**WORK REQUIRED:**
Please, without the pictures, retype exactly the lines from the start of the material through the line that holds "CMS_TO_MPH = 0.0223694".
#### GIVEN MATERIAL ####
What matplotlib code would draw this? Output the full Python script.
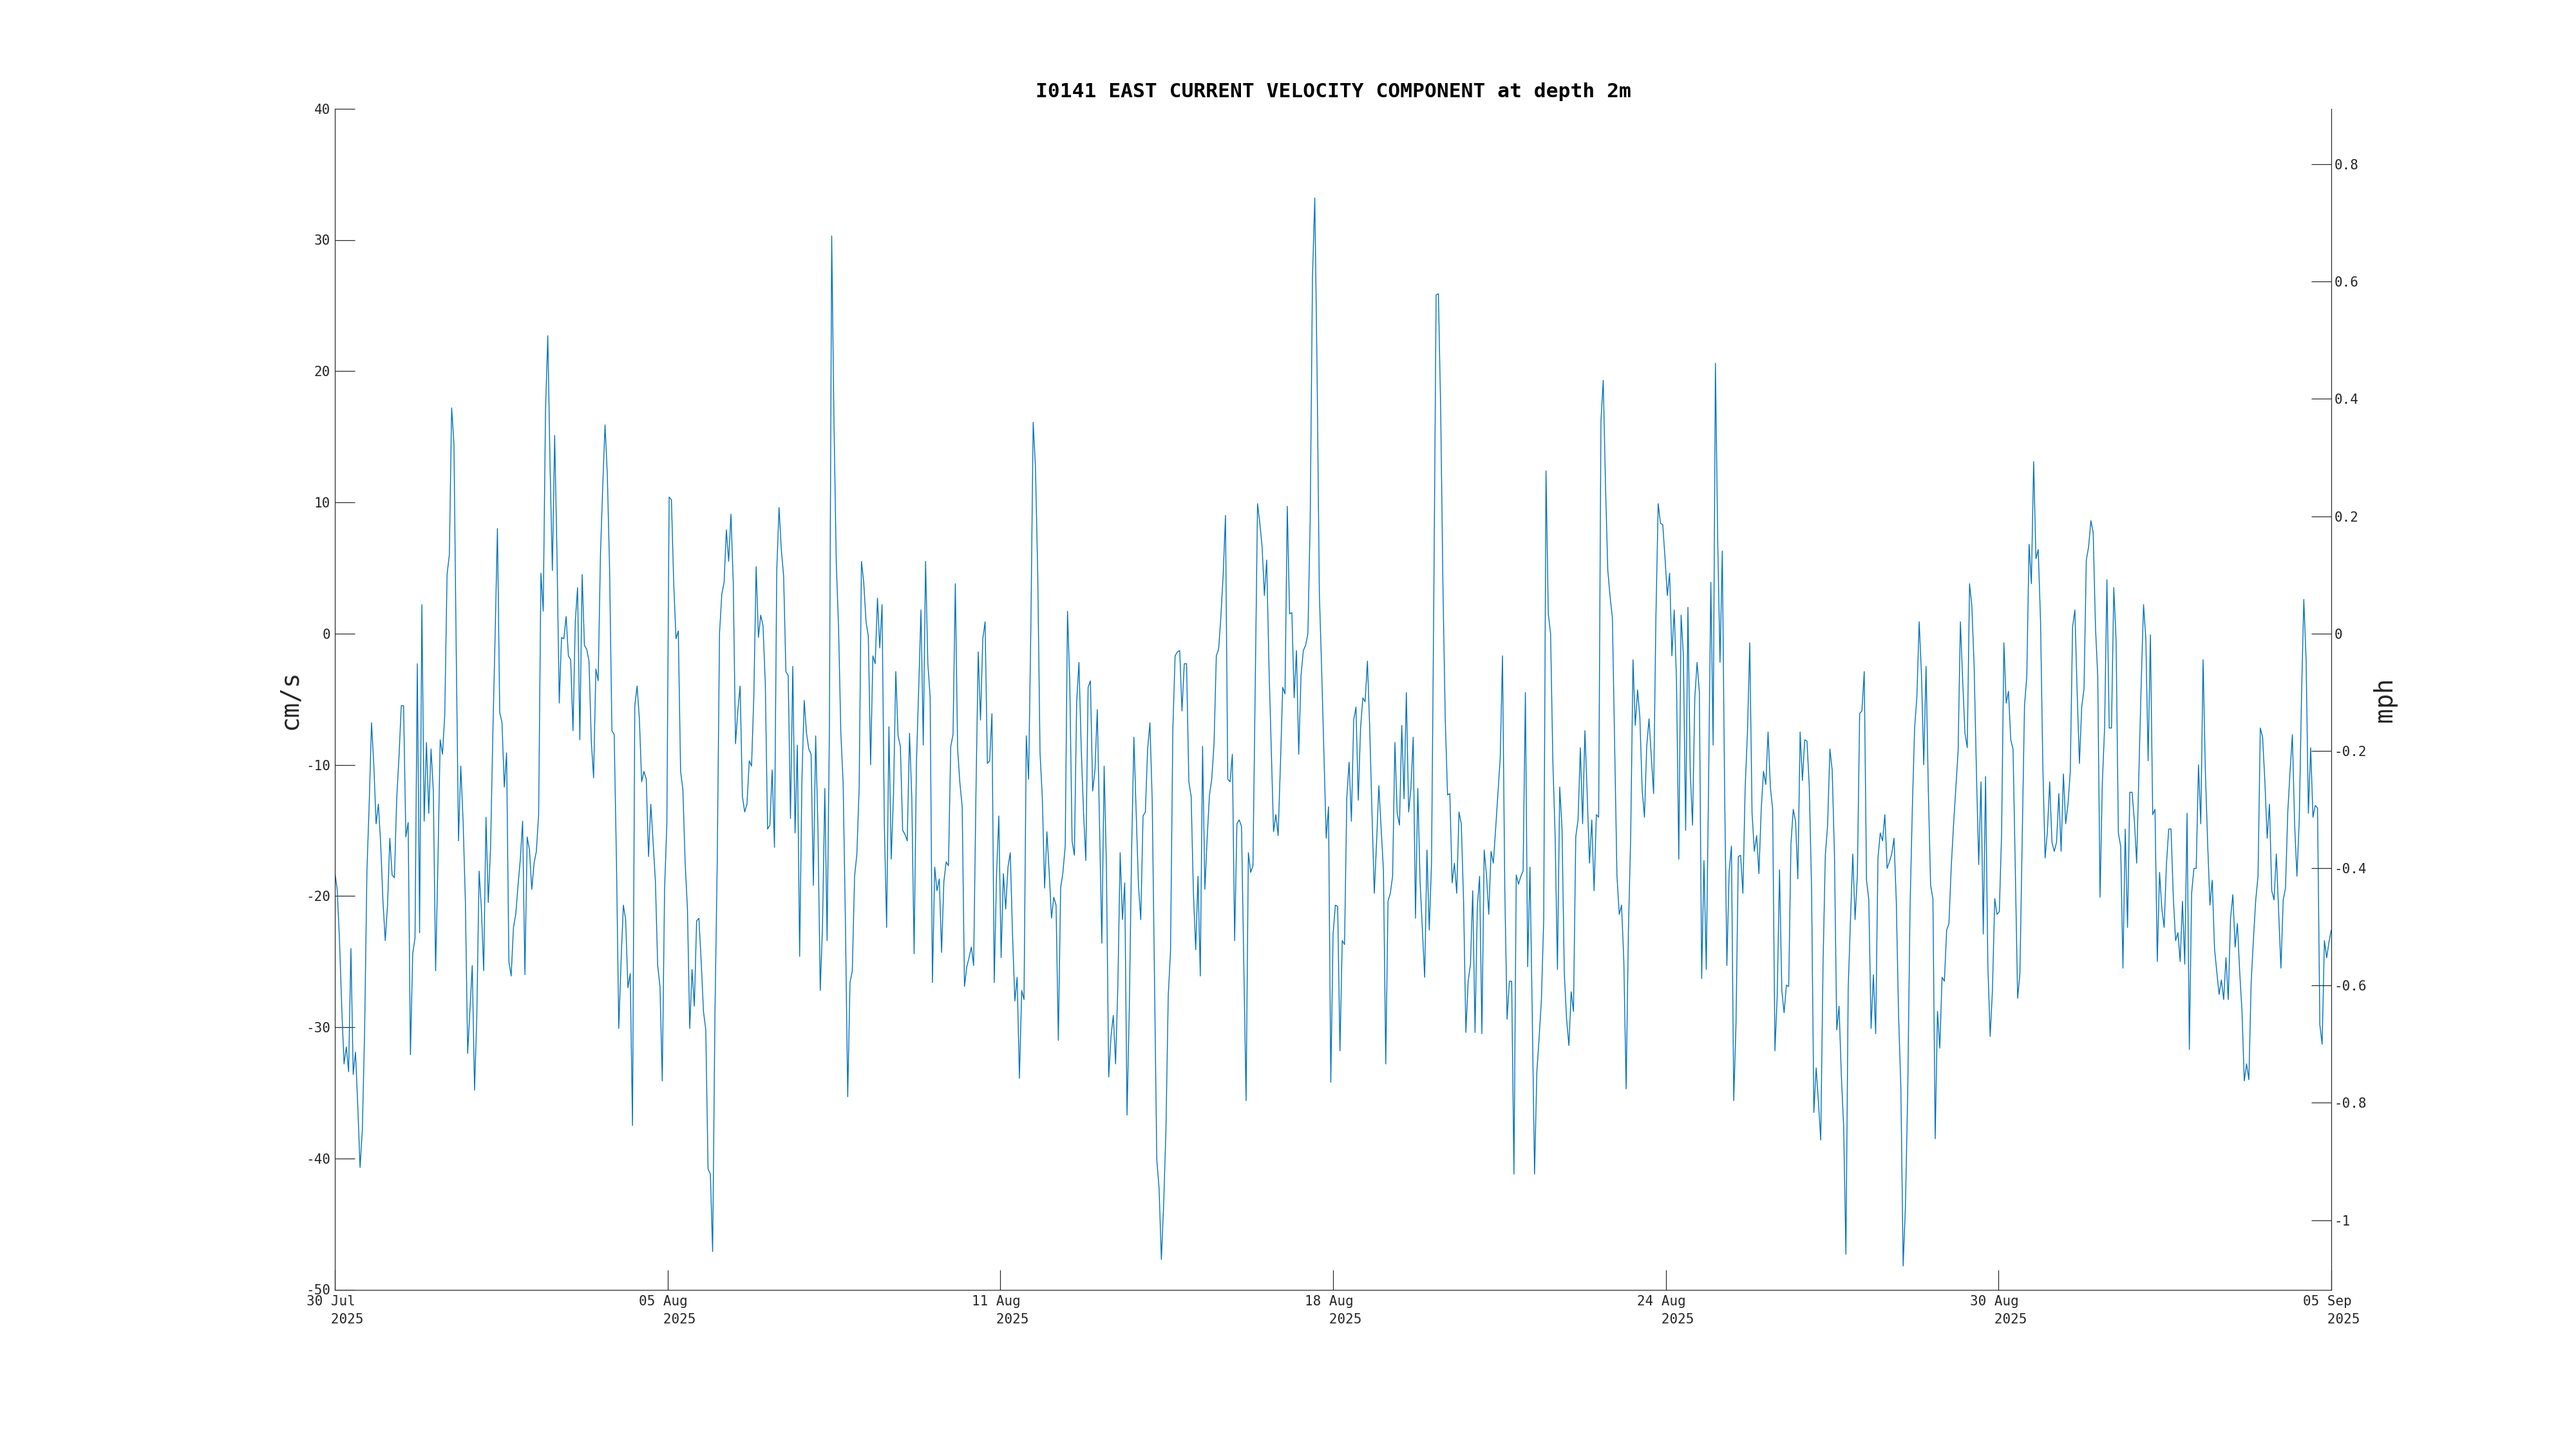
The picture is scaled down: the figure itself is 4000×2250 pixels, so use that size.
import numpy as np
import matplotlib
matplotlib.use("Agg")
import matplotlib.pyplot as plt

plt.rcParams['font.family'] = ['DejaVu Sans Mono']

title = "I0141 EAST CURRENT VELOCITY COMPONENT at depth 2m"
date_labels = ["30 Jul", "05 Aug", "11 Aug", "18 Aug", "24 Aug", "30 Aug", "05 Sep"]
year_label = "2025"
span_days = 37.0
cms_ticks = [-50, -40, -30, -20, -10, 0, 10, 20, 30, 40]
mph_ticks = [-1.0, -0.8, -0.6, -0.4, -0.2, 0.0, 0.2, 0.4, 0.6, 0.8]
mph_labels = ["-1", "-0.8", "-0.6", "-0.4", "-0.2", "0", "0.2", "0.4", "0.6", "0.8"]
CMS_TO_MPH = 0.0223694

# East velocity (cm/s), roughly hourly, 30 Jul -> 05 Sep 2025
seg1 = [-18.2, -19.5, -23.3, -28.5, -32.8, -31.5, -33.4, -24.0, -33.6, -31.9,
        -36.0, -40.7, -37.8, -30.2, -18.1, -12.9, -6.8, -10.0, -14.5, -13.0,
        -16.0, -20.4, -23.4, -20.7, -15.6, -18.4, -18.6, -12.6, -9.4, -5.5,
        -5.5, -15.5, -14.4, -32.1, -24.4, -23.2, -2.3, -22.8, 2.2, -14.3,
        -8.3, -13.7, -8.8, -12.0, -25.7, -17.5, -8.1, -9.2, -6.2, 4.5,
        6.0, 17.2, 14.5, -1.3, -15.8, -10.1, -14.3, -20.4, -32.0, -28.6,
        -25.3, -34.8, -29.1, -18.1, -21.0, -25.7, -14.0, -20.5, -16.3, -7.6,
        -0.1, 8.0, -6.0, -6.8, -11.7, -9.1, -25.0, -26.1, -22.4, -21.4,
        -19.2, -17.2, -14.3, -26.0, -15.5, -16.5, -19.5, -17.5, -16.6, -13.8,
        4.6, 1.7, 17.0, 22.7, 12.7, 4.8, 15.1, 6.2, -5.3, -0.3,
        -0.4, 1.3, -1.7, -2.0, -7.4, 0.9, 3.5, -8.1, 4.5, -0.9,
        -1.2, -2.1, -8.2, -11.0, -2.7, -3.6, 6.0, 11.2, 15.9, 12.1,
        4.8, -7.4, -7.7, -17.5, -30.1, -25.0, -20.7, -21.8, -27.0, -25.9,
        -37.5, -5.5, -4.0, -6.5, -11.3, -10.5, -11.1, -17.0, -13.0, -15.9,
        -18.9, -25.3, -26.9, -34.1, -19.5, -14.5, 10.4]
seg2 = [10.2, 3.8, -0.4, 0.2, -10.5, -11.9, -17.5, -21.0, -30.1, -25.6,
        -28.4, -21.9, -21.7, -25.0, -28.8, -30.2, -40.8, -41.2, -47.1, -29.1,
        -17.5, 0.0, 3.0, 3.9, 7.9, 5.5, 9.1, 3.9, -8.4, -5.9,
        -4.0, -12.4, -13.6, -13.0, -9.7, -10.1, -4.7, 5.1, -0.3, 1.4,
        0.6, -3.8, -14.9, -14.6, -10.4, -16.3, 4.8, 9.6, 6.4, 4.4,
        -2.9, -3.2, -14.1, -2.5, -15.2, -8.5, -24.6, -11.1, -5.1, -7.6,
        -8.8, -9.2, -19.2, -7.8, -14.9, -27.2, -22.2, -11.8, -23.4, -7.2,
        30.3, 16.1, 5.4, 0.5, -7.6, -11.4, -22.1, -35.3, -26.6, -25.7,
        -18.5, -16.8, -11.7, 5.5, 3.9, 0.9, -0.2, -10.0, -1.7, -2.3,
        2.7, -1.1, 2.2, -14.6, -22.4, -7.1, -17.2, -12.3, -2.9, -7.8,
        -8.6, -15.0, -15.3, -15.8, -7.6, -12.6, -24.4, -10.0, -4.2, 1.8,
        -8.5, 5.5, -2.3, -4.8, -26.6, -17.8, -19.6, -18.7, -24.3, -18.9,
        -17.4, -17.7, -8.6, -7.7, 3.8, -8.8, -11.4, -13.2, -26.9, -25.4,
        -24.7, -23.9, -25.3, -12.3, -1.4, -6.6, -0.4, 0.9, -9.9, -9.7,
        -6.1, -26.6, -18.4, -13.9, -24.7]
seg3 = [-18.3, -21.0, -17.8, -16.7, -23.0, -28.0, -26.2, -33.9, -27.2, -27.9,
        -7.8, -11.1, 0.5, 16.1, 12.7, 4.5, -9.1, -12.5, -19.4, -15.1,
        -18.2, -21.7, -20.1, -20.7, -31.0, -19.4, -18.2, -16.2, 1.7, -3.8,
        -15.8, -16.9, -5.2, -2.2, -8.8, -13.6, -17.3, -4.1, -3.6, -12.0,
        -10.4, -5.8, -14.6, -23.6, -10.1, -17.8, -33.8, -30.7, -29.1, -32.8,
        -26.8, -16.7, -21.8, -19.0, -36.7, -28.5, -16.6, -7.9, -13.7, -19.2,
        -21.8, -13.9, -13.6, -8.8, -6.8, -12.7, -26.2, -40.1, -42.3, -47.7,
        -43.5, -37.8, -27.6, -24.2, -7.4, -1.7, -1.4, -1.3, -5.9, -2.3,
        -2.3, -11.3, -12.4, -19.8, -24.1, -18.5, -26.1, -8.6, -19.5, -15.6,
        -12.3, -11.1, -8.4, -1.7, -1.2, 1.3, 4.5, 9.0, -11.1, -11.3,
        -9.2, -23.4, -14.5, -14.2, -14.7, -25.3, -35.6, -16.7, -18.2, -17.7,
        -3.9, 9.9, 8.4, 6.6, 2.9, 5.6, -2.5, -8.9, -15.1, -13.8,
        -15.4, -10.0, -4.1, -4.6, 9.7, 1.5, 1.6, -4.9, -1.3, -9.2,
        -3.2, -1.3, -0.9, 0.0, 8.6, 27.1, 33.2, 20.2, 3.1, -2.7,
        -9.1, -15.6, -13.2, -34.2, -22.9]
seg4 = [-20.7, -20.8, -31.8, -23.4, -23.7, -12.5, -9.8, -14.3, -6.6, -5.6,
        -12.7, -7.2, -4.9, -5.2, -2.1, -7.2, -13.7, -19.8, -15.9, -11.6,
        -14.9, -18.0, -32.8, -20.4, -19.8, -18.5, -8.3, -13.7, -14.6, -7.0,
        -12.6, -4.5, -13.6, -11.8, -7.9, -21.7, -11.8, -18.9, -22.6, -26.2,
        -16.5, -22.6, -17.5, 2.8, 25.8, 25.9, 17.0, 3.4, -6.6, -12.3,
        -12.2, -19.0, -17.5, -19.8, -13.6, -14.5, -20.4, -30.4, -26.5, -25.2,
        -19.6, -30.4, -20.8, -18.5, -30.5, -16.5, -18.4, -21.4, -16.6, -17.5,
        -14.9, -12.2, -9.5, -1.7, -19.5, -29.4, -26.5, -26.5, -41.2, -18.4,
        -19.1, -18.5, -18.1, -4.5, -25.4, -17.8, -29.1, -41.2, -33.4, -30.8,
        -27.9, -21.8, 12.4, 1.5, 0.0, -9.8, -15.5, -25.6, -11.7, -14.9,
        -25.9, -29.4, -31.4, -27.3, -28.8, -15.5, -14.2, -8.7, -14.5, -7.4,
        -12.3, -17.5, -14.2, -19.6, -13.8, -14.0, 16.2, 19.3, 11.2, 4.8,
        2.8, 1.2, -8.8, -18.5, -21.4, -20.7, -25.0, -34.7, -22.6, -15.4,
        -2.0, -7.0, -4.3, -6.4, -11.9, -14.0, -8.6, -6.5, -9.4, -12.2,
        1.2, 9.9, 8.4, 8.3]
seg5 = [5.7, 2.9, 4.6, -1.7, 1.8, -3.6, -17.2, 1.4, -1.6, -15.0,
        2.0, -10.5, -14.6, -4.9, -2.2, -4.5, -26.3, -17.3, -25.6, -11.7,
        3.9, -8.5, 20.6, 7.1, -2.2, 6.3, -11.7, -25.3, -18.1, -16.2,
        -35.6, -29.7, -17.0, -16.9, -19.8, -11.7, -7.5, -0.7, -13.7, -16.6,
        -15.4, -18.3, -13.4, -10.5, -11.5, -7.5, -11.7, -13.4, -31.8, -27.6,
        -18.0, -27.2, -28.9, -26.8, -26.9, -16.0, -13.4, -14.3, -18.7, -7.5,
        -11.2, -8.1, -8.2, -11.7, -19.5, -36.5, -33.1, -35.7, -38.6, -25.3,
        -16.9, -14.6, -8.8, -10.4, -16.9, -30.2, -28.4, -33.7, -37.5, -47.3,
        -27.0, -21.8, -16.8, -21.8, -18.4, -6.1, -5.9, -2.9, -18.8, -20.3,
        -30.1, -26.0, -30.5, -17.1, -15.2, -15.8, -13.8, -17.9, -17.4, -16.8,
        -15.6, -20.4, -29.1, -34.6, -48.2, -43.6, -34.9, -21.0, -13.4, -7.2,
        -4.8, 0.9, -3.1, -10.0, -2.5, -12.0, -19.2, -20.2, -38.5, -28.8,
        -31.6, -26.2, -26.5, -22.6, -22.1, -17.8, -14.6, -11.8, -9.0, 0.9,
        -3.6, -7.6, -8.7, 3.8, 2.1, -2.5, -10.5, -17.6, -11.3, -22.9,
        -10.9, -25.3, -30.7, -27.2, -20.2]
seg6 = [-21.4, -21.2, -15.2, -0.7, -5.3, -4.4, -8.1, -8.8, -18.1, -27.8,
        -25.9, -15.8, -5.5, -3.3, 6.8, 3.8, 13.1, 5.7, 6.4, 1.0,
        -10.0, -17.1, -15.1, -11.3, -15.9, -16.6, -15.9, -12.2, -16.6, -10.7,
        -14.5, -13.0, -10.5, 0.5, 1.8, -4.5, -9.9, -5.6, -4.2, 5.6,
        6.6, 8.6, 7.7, 0.5, -3.3, -20.1, -11.4, -7.1, 4.1, -7.2,
        -7.2, 3.5, -0.5, -15.2, -16.2, -25.5, -14.9, -22.4, -12.1, -12.1,
        -14.3, -17.5, -10.4, -3.7, 2.2, -0.4, -9.7, -0.1, -13.8, -13.4,
        -25.0, -18.2, -21.0, -22.4, -17.6, -14.9, -14.9, -20.1, -23.4, -22.8,
        -25.0, -20.4, -25.2, -13.7, -31.7, -19.8, -17.9, -17.9, -10.0, -14.5,
        -2.0, -10.5, -16.0, -20.7, -18.8, -24.0, -25.8, -27.5, -26.4, -27.9,
        -24.7, -27.9, -21.7, -19.9, -23.9, -22.1, -25.8, -28.8, -34.1, -32.8,
        -34.0, -26.6, -23.3, -20.3, -18.5, -7.2, -7.9, -11.3, -15.6, -13.0,
        -19.6, -20.3, -16.8, -21.2, -25.5, -20.3, -19.4, -13.6, -10.5, -7.7,
        -14.6, -18.5, -14.3, -4.8, 2.6, -2.0, -13.7, -8.7, -14.0, -13.1,
        -13.3, -29.8, -31.3, -23.4, -24.7, -23.5, -22.6]

east_cms = np.concatenate([seg1, seg2, seg3, seg4, seg5, seg6])
days = np.linspace(0.0, span_days, len(east_cms))

AX_COLOR = '#262626'
TICK_LEN = 31 / 250 * 72
SPINE_W = 0.35

fig = plt.figure(figsize=(16, 9), dpi=250)
ax = fig.add_axes([0.13, 0.11, 0.775, 0.815])
ax.plot(days, east_cms, color='#0072BD', lw=0.4)

ax.set_xlim(0, span_days)
ax.set_ylim(-50, 40)
ax.set_yticks(cms_ticks)
ax.set_yticklabels([str(v) for v in cms_ticks])
ax.set_xticks(np.linspace(0, span_days, len(date_labels)))
xl = ax.set_xticklabels([f"{d}\n   {year_label}" for d in date_labels])
for t in xl:
    t.set_multialignment('left')
    t.set_linespacing(1.5)

for s in ['top', 'right']:
    ax.spines[s].set_visible(False)
for s in ['left', 'bottom']:
    ax.spines[s].set_color(AX_COLOR)
    ax.spines[s].set_linewidth(SPINE_W)
ax.tick_params(axis='y', direction='in', length=TICK_LEN, width=SPINE_W,
               labelsize=6, pad=2, colors=AX_COLOR)
ax.tick_params(axis='x', direction='in', length=TICK_LEN, width=SPINE_W,
               labelsize=6, pad=2.5, colors=AX_COLOR)

ax2 = ax.twinx()
ax2.set_ylim(-50 * CMS_TO_MPH, 40 * CMS_TO_MPH)
ax2.set_yticks(mph_ticks)
ax2.set_yticklabels(mph_labels)
for s in ['top', 'left', 'bottom']:
    ax2.spines[s].set_visible(False)
ax2.spines['right'].set_color(AX_COLOR)
ax2.spines['right'].set_linewidth(SPINE_W)
ax2.tick_params(axis='y', direction='in', length=TICK_LEN, width=SPINE_W,
                labelsize=6, pad=1.3, colors=AX_COLOR)

ax.set_title(title, fontsize=9.0, fontweight='bold', pad=5.0, color='black')
fig.text(0.1125, 0.517, "cm/s", rotation=90, ha='center', va='center',
         fontsize=11.1, color=AX_COLOR)
fig.text(0.9258, 0.517, "mph", rotation=90, ha='center', va='center',
         fontsize=11.1, color=AX_COLOR)

fig.savefig("out.png", dpi=250)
####
**ANSWER TO THIS TASK:**
What matplotlib code would draw this? Output the full Python script.
The picture is scaled down: the figure itself is 4000×2250 pixels, so use that size.
import numpy as np
import matplotlib
matplotlib.use("Agg")
import matplotlib.pyplot as plt

plt.rcParams['font.family'] = ['DejaVu Sans Mono']

title = "I0141 EAST CURRENT VELOCITY COMPONENT at depth 2m"
date_labels = ["30 Jul", "05 Aug", "11 Aug", "18 Aug", "24 Aug", "30 Aug", "05 Sep"]
year_label = "2025"
span_days = 37.0
cms_ticks = [-50, -40, -30, -20, -10, 0, 10, 20, 30, 40]
mph_ticks = [-1.0, -0.8, -0.6, -0.4, -0.2, 0.0, 0.2, 0.4, 0.6, 0.8]
mph_labels = ["-1", "-0.8", "-0.6", "-0.4", "-0.2", "0", "0.2", "0.4", "0.6", "0.8"]
CMS_TO_MPH = 0.0223694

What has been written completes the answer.